Copy out the listing in full, exactly as written, but not its pictures.

#### DATA SECTION:
────────────────────────────────────────

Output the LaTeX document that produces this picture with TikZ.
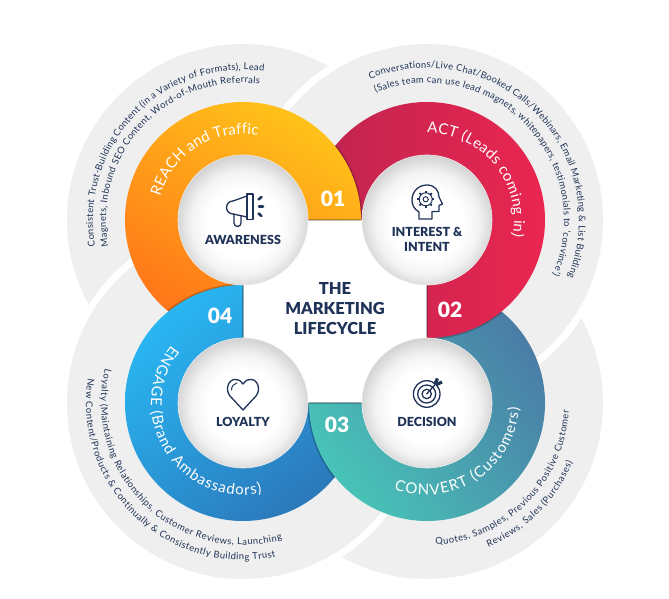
\documentclass[tikz,border=0pt]{standalone}
\usepackage{fontspec}
\setmainfont{Lato}
\newfontfamily\heavyfont{Lato Black}
\usetikzlibrary{decorations.text}
\definecolor{navy}{HTML}{1F3358}
\definecolor{ringgrey}{HTML}{EFEFEF}
\definecolor{amberA}{HTML}{FFC219}
\definecolor{amberB}{HTML}{FF7519}
\definecolor{redA}{HTML}{BE2450}
\definecolor{redB}{HTML}{EA2650}
\definecolor{tealA}{HTML}{48C4B8}
\definecolor{tealB}{HTML}{4A7CA6}
\definecolor{blueA}{HTML}{29B6F2}
\definecolor{blueB}{HTML}{2B78BA}
\pgfdeclareradialshading{hubglow}{\pgfpoint{0bp}{-2bp}}{color(0bp)=(white); color(14bp)=(white); color(20bp)=(black!5); color(27bp)=(black!20); color(50bp)=(black!20)}
\newcommand{\petal}[3]{
    \draw[petalshadow] (#1) ++(#2:118) arc[start angle=#2, delta angle=39, radius=118];
    \shade[#3] (#1) -- ++(#2:118) arc[start angle=#2, delta angle=270, radius=118] -- cycle;
    \draw[petaledge] (#1) -- ++(#2:118);
}
\newcommand{\arctext}[6]{
    \path[decorate, decoration={text along path, text align={fit to path}, text={|#5|#6}}]
        (#1) ++(#3:#2) arc[start angle=#3, end angle=#4, radius=#2];
}
\newcommand{\smallarc}{\fontsize{9.4}{11}\selectfont\color{navy}}
\newcommand{\bigarc}{\fontsize{15}{17}\selectfont\color{white}}

\begin{document}
\begin{tikzpicture}[
    x=1pt, y=1pt,
    greydisc/.style={fill=ringgrey},
    petalshadow/.style={black, opacity=.22, line width=3},
    petaledge/.style={black, opacity=.25, line width=1.2},
    amberpetal/.style={left color=amberB, right color=amberA, shading angle=150},
    redpetal/.style={left color=redA, right color=redB},
    tealpetal/.style={left color=tealA, right color=tealB, shading angle=125},
    bluepetal/.style={left color=blueA, right color=blueB, shading angle=40},
    hub/.style={circle, minimum size=130, inner sep=0, shading=hubglow, draw=black!8, line width=.6},
    hublabel/.style={text=navy, font=\fontsize{12.5}{15}\heavyfont\selectfont, align=center},
    number/.style={text=white, font=\fontsize{21}{24}\heavyfont\selectfont},
    title/.style={text=navy, font=\fontsize{16.5}{20}\heavyfont\selectfont, align=center},
    icon/.style={navy, line width=1.3, line cap=round, line join=round}
]
    \useasboundingbox (0,0) rectangle (669,599);
    \coordinate (tl) at (243,379);
    \coordinate (tr) at (427,379);
    \coordinate (bl) at (243,196);
    \coordinate (br) at (427,196);

    \fill[greydisc] (tl) circle[radius=176];
    \fill[greydisc] (br) circle[radius=176];
    \fill[white] (tr) circle[radius=183];
    \fill[white] (bl) circle[radius=183];
    \fill[greydisc] (tr) circle[radius=176];
    \fill[greydisc] (bl) circle[radius=176];
    \fill[white] (tl) rectangle (br);

    \petal{bl}{90}{bluepetal}
    \petal{br}{180}{tealpetal}
    \petal{tr}{270}{redpetal}
    \petal{tl}{0}{amberpetal}
    \draw[petalshadow] (bl) ++(90:118) arc[start angle=90, delta angle=39, radius=118];
    \begin{scope}
        \clip (bl) -- ++(90:118) arc[start angle=90, delta angle=90, radius=118] -- cycle;
        \petal{bl}{90}{bluepetal}
    \end{scope}

    \node[hub] (awareness) at (tl) {};
    \node[hub] (interest) at (tr) {};
    \node[hub] (loyalty) at (bl) {};
    \node[hub] (decision) at (br) {};

    \node[hublabel] (awarenesstext) at (243,359) {AWARENESS};
    \node[hublabel] (interesttext) at (427,359.5) {INTEREST \&\\INTENT};
    \node[hublabel] (loyaltytext) at (243,177) {LOYALTY};
    \node[hublabel] (decisiontext) at (427,177) {DECISION};

    \node[number] (one) at (333,400) {01};
    \node[number] (two) at (450,289) {02};
    \node[number] (three) at (337,174) {03};
    \node[number] (four) at (220,283) {04};
    \node[title] (lifecycle) at (335,290.5) {THE\\MARKETING\\LIFECYCLE};

    \begin{scope}[shift={(tl)}, icon]
        \draw (4,0.5) rectangle (10,26);
        \draw (4,24) -- (-10,19) arc[start angle=90, end angle=270, radius=6.5] -- (4,3);
        \draw (-9,6) -- (-9,-3) arc[start angle=180, end angle=360, radius=3.5] -- (-2,4);
        \draw[line width=2.6] (15.5,20.5) -- (18.5,23);
        \draw[line width=2.6] (16,13.5) -- (20,13.5);
        \draw[line width=2.6] (15.5,6.5) -- (18.5,4);
    \end{scope}

    \begin{scope}[shift={(tr)}, icon]
        \draw (-8,1) -- (-8,8) .. controls (-13,11) and (-15,15) .. (-15,20) .. controls (-15,29) and (-8,35) .. (0,35) .. controls (8,35) and (12,29) .. (12,23) -- (15.5,16) -- (12,14.5) -- (12,8.5) -- (5,8.5) -- (5,1) -- cycle;
        \draw[line width=1] (-1.3,20.7) circle[radius=6.5];
        \draw[line width=1] (-1.3,20.7) circle[radius=2.6];
        \foreach \a in {0,45,...,315}
            \draw[line width=1.8, line cap=butt] (-1.3,20.7) ++(\a:6.5) -- ++(\a:2.2);
    \end{scope}

    \begin{scope}[shift={(bl)}, icon]
        \draw (0,-7) -- (-13,7) .. controls (-18,13) and (-15,23.5) .. (-8,23.5) .. controls (-4,23.5) and (-1,21.5) .. (0,19) .. controls (1,21.5) and (4,23.5) .. (8,23.5) .. controls (15,23.5) and (18,13) .. (13,7) -- cycle;
        \draw[line width=1] (-11.5,13) .. controls (-11.5,17) and (-9,19.5) .. (-6,20);
    \end{scope}

    \begin{scope}[shift={(br)}, icon]
        \draw (-0.3,9) circle[radius=13.3];
        \draw (-0.3,9) circle[radius=9];
        \draw (-0.3,9) circle[radius=4.7];
        \draw (-0.3,9) -- (9.5,20);
        \draw[line width=3.2, line cap=butt] (8,19) -- (10.5,24.5);
        \draw[line width=3.2, line cap=butt] (9.5,18.5) -- (15,21);
    \end{scope}

    \arctext{tl}{150}{190}{82}{\smallarc}{Consistent Trust-Building Content (in a Variety of Formats), Lead}
    \arctext{tl}{137}{191}{83}{\smallarc}{Magnets, Inbound SEO Content, Word-of-Mouth Referrals}
    \arctext{tr}{152}{112}{-22}{\smallarc}{Conversations/Live Chat/Booked Calls/Webinars, Email Marketing {\&} List Building}
    \arctext{tr}{137}{112}{-23.5}{\smallarc}{(Sales team can use lead magnets, whitepapers, testimonials to 'convince')}
    \arctext{bl}{142}{166}{286}{\smallarc}{Loyalty (Maintaining Relationships, Customer Reviews, Launching}
    \arctext{bl}{157}{171}{282}{\smallarc}{New Content/Products {\&} Continually {\&} Consistently Building Trust}
    \arctext{br}{142}{273.5}{357}{\smallarc}{Quotes, Samples, Previous Positive Customer}
    \arctext{br}{157}{293}{338}{\smallarc}{Reviews, Sales (Purchases)}

    \arctext{tl}{86}{164}{80}{\bigarc}{REACH and Traffic}
    \arctext{tr}{87}{90}{-11}{\bigarc}{ACT (Leads coming in)}
    \arctext{bl}{92}{141}{282}{\bigarc}{ENGAGE (Brand Ambassadors)}
    \arctext{br}{92}{249}{357}{\bigarc}{CONVERT (Customers)}
\end{tikzpicture}
\end{document}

────────────────────────────────────────

#### ANSWER TO THIS TASK:
Output the LaTeX document that produces this picture with TikZ.
\documentclass[tikz,border=0pt]{standalone}
\usepackage{fontspec}
\setmainfont{Lato}
\newfontfamily\heavyfont{Lato Black}
\usetikzlibrary{decorations.text}
\definecolor{navy}{HTML}{1F3358}
\definecolor{ringgrey}{HTML}{EFEFEF}
\definecolor{amberA}{HTML}{FFC219}
\definecolor{amberB}{HTML}{FF7519}
\definecolor{redA}{HTML}{BE2450}
\definecolor{redB}{HTML}{EA2650}
\definecolor{tealA}{HTML}{48C4B8}
\definecolor{tealB}{HTML}{4A7CA6}
\definecolor{blueA}{HTML}{29B6F2}
\definecolor{blueB}{HTML}{2B78BA}
\pgfdeclareradialshading{hubglow}{\pgfpoint{0bp}{-2bp}}{color(0bp)=(white); color(14bp)=(white); color(20bp)=(black!5); color(27bp)=(black!20); color(50bp)=(black!20)}
\newcommand{\petal}[3]{
    \draw[petalshadow] (#1) ++(#2:118) arc[start angle=#2, delta angle=39, radius=118];
    \shade[#3] (#1) -- ++(#2:118) arc[start angle=#2, delta angle=270, radius=118] -- cycle;
    \draw[petaledge] (#1) -- ++(#2:118);
}
\newcommand{\arctext}[6]{
    \path[decorate, decoration={text along path, text align={fit to path}, text={|#5|#6}}]
        (#1) ++(#3:#2) arc[start angle=#3, end angle=#4, radius=#2];
}
\newcommand{\smallarc}{\fontsize{9.4}{11}\selectfont\color{navy}}
\newcommand{\bigarc}{\fontsize{15}{17}\selectfont\color{white}}

\begin{document}
\begin{tikzpicture}[
    x=1pt, y=1pt,
    greydisc/.style={fill=ringgrey},
    petalshadow/.style={black, opacity=.22, line width=3},
    petaledge/.style={black, opacity=.25, line width=1.2},
    amberpetal/.style={left color=amberB, right color=amberA, shading angle=150},
    redpetal/.style={left color=redA, right color=redB},
    tealpetal/.style={left color=tealA, right color=tealB, shading angle=125},
    bluepetal/.style={left color=blueA, right color=blueB, shading angle=40},
    hub/.style={circle, minimum size=130, inner sep=0, shading=hubglow, draw=black!8, line width=.6},
    hublabel/.style={text=navy, font=\fontsize{12.5}{15}\heavyfont\selectfont, align=center},
    number/.style={text=white, font=\fontsize{21}{24}\heavyfont\selectfont},
    title/.style={text=navy, font=\fontsize{16.5}{20}\heavyfont\selectfont, align=center},
    icon/.style={navy, line width=1.3, line cap=round, line join=round}
]
    \useasboundingbox (0,0) rectangle (669,599);
    \coordinate (tl) at (243,379);
    \coordinate (tr) at (427,379);
    \coordinate (bl) at (243,196);
    \coordinate (br) at (427,196);

    \fill[greydisc] (tl) circle[radius=176];
    \fill[greydisc] (br) circle[radius=176];
    \fill[white] (tr) circle[radius=183];
    \fill[white] (bl) circle[radius=183];
    \fill[greydisc] (tr) circle[radius=176];
    \fill[greydisc] (bl) circle[radius=176];
    \fill[white] (tl) rectangle (br);

    \petal{bl}{90}{bluepetal}
    \petal{br}{180}{tealpetal}
    \petal{tr}{270}{redpetal}
    \petal{tl}{0}{amberpetal}
    \draw[petalshadow] (bl) ++(90:118) arc[start angle=90, delta angle=39, radius=118];
    \begin{scope}
        \clip (bl) -- ++(90:118) arc[start angle=90, delta angle=90, radius=118] -- cycle;
        \petal{bl}{90}{bluepetal}
    \end{scope}

    \node[hub] (awareness) at (tl) {};
    \node[hub] (interest) at (tr) {};
    \node[hub] (loyalty) at (bl) {};
    \node[hub] (decision) at (br) {};

    \node[hublabel] (awarenesstext) at (243,359) {AWARENESS};
    \node[hublabel] (interesttext) at (427,359.5) {INTEREST \&\\INTENT};
    \node[hublabel] (loyaltytext) at (243,177) {LOYALTY};
    \node[hublabel] (decisiontext) at (427,177) {DECISION};

    \node[number] (one) at (333,400) {01};
    \node[number] (two) at (450,289) {02};
    \node[number] (three) at (337,174) {03};
    \node[number] (four) at (220,283) {04};
    \node[title] (lifecycle) at (335,290.5) {THE\\MARKETING\\LIFECYCLE};

    \begin{scope}[shift={(tl)}, icon]
        \draw (4,0.5) rectangle (10,26);
        \draw (4,24) -- (-10,19) arc[start angle=90, end angle=270, radius=6.5] -- (4,3);
        \draw (-9,6) -- (-9,-3) arc[start angle=180, end angle=360, radius=3.5] -- (-2,4);
        \draw[line width=2.6] (15.5,20.5) -- (18.5,23);
        \draw[line width=2.6] (16,13.5) -- (20,13.5);
        \draw[line width=2.6] (15.5,6.5) -- (18.5,4);
    \end{scope}

    \begin{scope}[shift={(tr)}, icon]
        \draw (-8,1) -- (-8,8) .. controls (-13,11) and (-15,15) .. (-15,20) .. controls (-15,29) and (-8,35) .. (0,35) .. controls (8,35) and (12,29) .. (12,23) -- (15.5,16) -- (12,14.5) -- (12,8.5) -- (5,8.5) -- (5,1) -- cycle;
        \draw[line width=1] (-1.3,20.7) circle[radius=6.5];
        \draw[line width=1] (-1.3,20.7) circle[radius=2.6];
        \foreach \a in {0,45,...,315}
            \draw[line width=1.8, line cap=butt] (-1.3,20.7) ++(\a:6.5) -- ++(\a:2.2);
    \end{scope}

    \begin{scope}[shift={(bl)}, icon]
        \draw (0,-7) -- (-13,7) .. controls (-18,13) and (-15,23.5) .. (-8,23.5) .. controls (-4,23.5) and (-1,21.5) .. (0,19) .. controls (1,21.5) and (4,23.5) .. (8,23.5) .. controls (15,23.5) and (18,13) .. (13,7) -- cycle;
        \draw[line width=1] (-11.5,13) .. controls (-11.5,17) and (-9,19.5) .. (-6,20);
    \end{scope}

    \begin{scope}[shift={(br)}, icon]
        \draw (-0.3,9) circle[radius=13.3];
        \draw (-0.3,9) circle[radius=9];
        \draw (-0.3,9) circle[radius=4.7];
        \draw (-0.3,9) -- (9.5,20);
        \draw[line width=3.2, line cap=butt] (8,19) -- (10.5,24.5);
        \draw[line width=3.2, line cap=butt] (9.5,18.5) -- (15,21);
    \end{scope}

    \arctext{tl}{150}{190}{82}{\smallarc}{Consistent Trust-Building Content (in a Variety of Formats), Lead}
    \arctext{tl}{137}{191}{83}{\smallarc}{Magnets, Inbound SEO Content, Word-of-Mouth Referrals}
    \arctext{tr}{152}{112}{-22}{\smallarc}{Conversations/Live Chat/Booked Calls/Webinars, Email Marketing {\&} List Building}
    \arctext{tr}{137}{112}{-23.5}{\smallarc}{(Sales team can use lead magnets, whitepapers, testimonials to 'convince')}
    \arctext{bl}{142}{166}{286}{\smallarc}{Loyalty (Maintaining Relationships, Customer Reviews, Launching}
    \arctext{bl}{157}{171}{282}{\smallarc}{New Content/Products {\&} Continually {\&} Consistently Building Trust}
    \arctext{br}{142}{273.5}{357}{\smallarc}{Quotes, Samples, Previous Positive Customer}
    \arctext{br}{157}{293}{338}{\smallarc}{Reviews, Sales (Purchases)}

    \arctext{tl}{86}{164}{80}{\bigarc}{REACH and Traffic}
    \arctext{tr}{87}{90}{-11}{\bigarc}{ACT (Leads coming in)}
    \arctext{bl}{92}{141}{282}{\bigarc}{ENGAGE (Brand Ambassadors)}
    \arctext{br}{92}{249}{357}{\bigarc}{CONVERT (Customers)}
\end{tikzpicture}
\end{document}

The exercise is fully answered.